Monday, March 4, 2013

How to dye Easter Eggs using Kool Aid

I am the kind of person who is never satisfied with the status quo in the kitchen. To me, the kitchen is a laboratory and I am the mad scientist who dwells there. I am always experimenting with various recipes and ingredients. When I am feeling particularly inspired, I like to use food items in non traditional ways, such as in crafting. I grew up in a home where salt dough and macaroni mosaics were the norm. Even empty food packaging takes on a new life in my hands.
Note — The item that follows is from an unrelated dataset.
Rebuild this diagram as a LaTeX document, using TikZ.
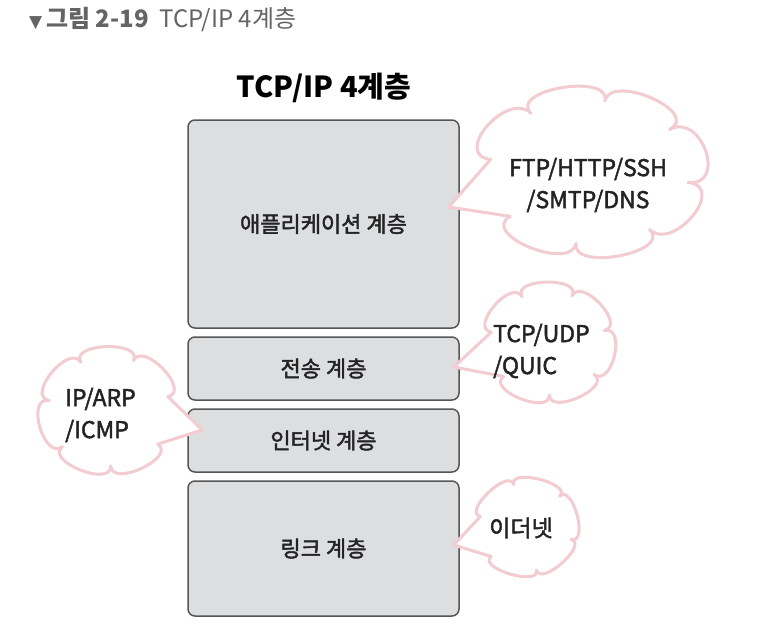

When I am not in the kitchen creating things with-or from-food, I am creating a wide variety of hand crafted items. I enjoy sewing, jewelry making, painting, drawing, paper crafts. To be honest, I suffer endlessly from Crafter's ADD. Once I master one craft, I am off to tackle another. One craft trend that has been rising in popularity is the use of Kool Aid to dye fabric and yarns. After viewing some beautifully colored yarns, I decided to try dyeing Easter eggs using Kool Aid. The end results were quite colorful and better than I had anticipated.
Supplies
• assorted flavor packets of unsweetened Kool Aid drink mix
• 1 cup cold water per flavor being used
• container for mixing colors, 1 per color
• spoons to mix colors and remove eggs from solution
Directions
Mix 1 cup cold water with 1 packed of unsweetened Kool Aid. Mix 1 flavor per cup. Gently add 1 egg per solution and allow to soak for 5-10 minutes. Use spoon and remove from solution and allow to dry.
Color saturation varies by flavor, with some colors better suited for this experiment than others. Here are my color findings:
• Cherry yields a nice, bright red. Time in solution does not seem to impact overall color.
• Watermelon Cherry gives the eggs a nice pinkish hue. Eggs deepen slightly when left in the mixture longer.
• Orange is a bright vibrant shade of orange. The longer you leave the egg in, the darker the orange color gets, up to 10 minutes.
• Lemonade turns a very pale yellow than can barely be seen. Time in solution does not seem to impact overall color.
• Grape gives the eggs a medium shade of grey. Time in solution does not seem to impact overall color.
• Berry Blue gives the eggs a nice robin's egg blue shade. Time in solution does not seem to impact overall color.
• Lemonade and Berry Blue when mixed in equal amounts yield a pretty shade of teal. The longer the eggs soak, the deeper the color.
• Cherry and Lemonade when mixed together yield a peach hue. The longer the eggs soak, the deeper the color.
• Cherry and Grape when mixed together yield a reddish brown hue. Time in solution does not seem to impact overall color.

1 comment:

Unknown said...

That actually sounds quite easy compared to other ways. My son is still to young to use real eggs, but I will keep it in mind for the future.